2.4. Interest and further costs: Customer shall pay Actify one and one half percent (1.5%) per month or at the maximum rate permitted by law, whichever is less, on all overdue and unpaid invoices until paid in full. Customer shall further be responsible for all costs incurred by Actify in connection with any claim made by Actify in order to recover payment of Customer’s account, including without limitation, all consulting fees and legal costs.

2.5. Invoices: Service will commence as soon as practical following Actify’s receipt and acceptance of a signed copy of this Agreement or a purchase order or other written authorization of the Service referencing this proposal. No terms, provisions or conditions of any purchase order or other business form or written authorization used by Customer will have an effect on the rights, duties or obligations of the parties under, or otherwise modify, this Agreement, regardless of any failure of Actify to object to such terms, provisions, or conditions.

3. Term and Termination

3.1. Term: This Agreement will be for an “Initial Term” which shall commence on the “Effective Date”(as defined in Sales Quote)and continue for the number of years specified on the Actify Sales Quote. In the case no termination date is specified on the Actify Sales Quote then the agreement will revert to an annual term from the Effective Date.

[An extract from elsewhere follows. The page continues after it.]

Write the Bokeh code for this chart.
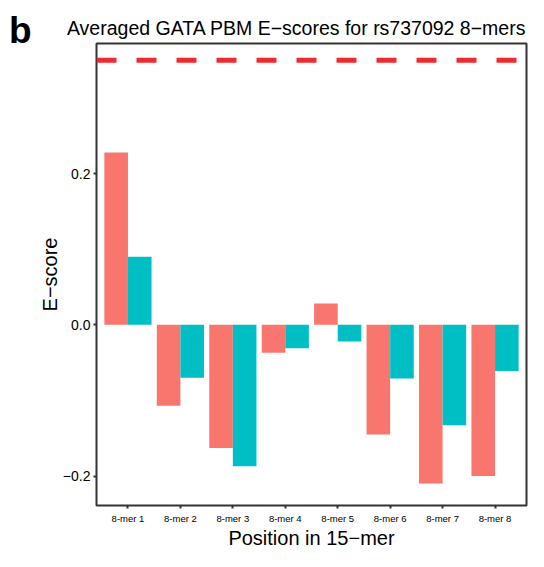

3.2. Renewal Term: This Agreement will automatically renew (the “Renewal Term”) at the then current fees at the end of the Initial Term for the same period as the Initial Term, unless customer provides Actify with written notice of termination at least 30 days before the end of the Initial Term or the Renewal Term.

3.3. Termination

3.3.1. Independent Agreement: The term or termination of this agreement shall have no effect on the term or termination of any service agreements between Actify and Customer whether or not those were signed under this Agreement.

3.3.2. Early Termination: Either party shall have the right, in its sole discretion, to terminate this Agreement without cause upon written notice to the other party delivered at least thirty (30) days prior to the effective date of the termination, provided that no such termination shall effect any fees payable under the then current agreement term.

3.3.3. Agreement Breach: If you fail to fulfill any of your material obligations under this Agreement, Actify and/or its licensors may pursue all available legal remedies to enforce this Agreement, and Actify may, at any time after your default of this Agreement, terminate this Agreement and all licenses and rights granted to you under this Agreement. You agree that Actify’s licensors referenced in the Software are third-party beneficiaries of this Agreement, and may enforce this Agreement as it relates to their intellectual property. You further agree that, if Actify terminates this Agreement for your default, you will, within thirty (30) days after any such termination, deliver to Actify or render unusable all Software originally provided to you hereunder and any copies thereof embodied in any medium.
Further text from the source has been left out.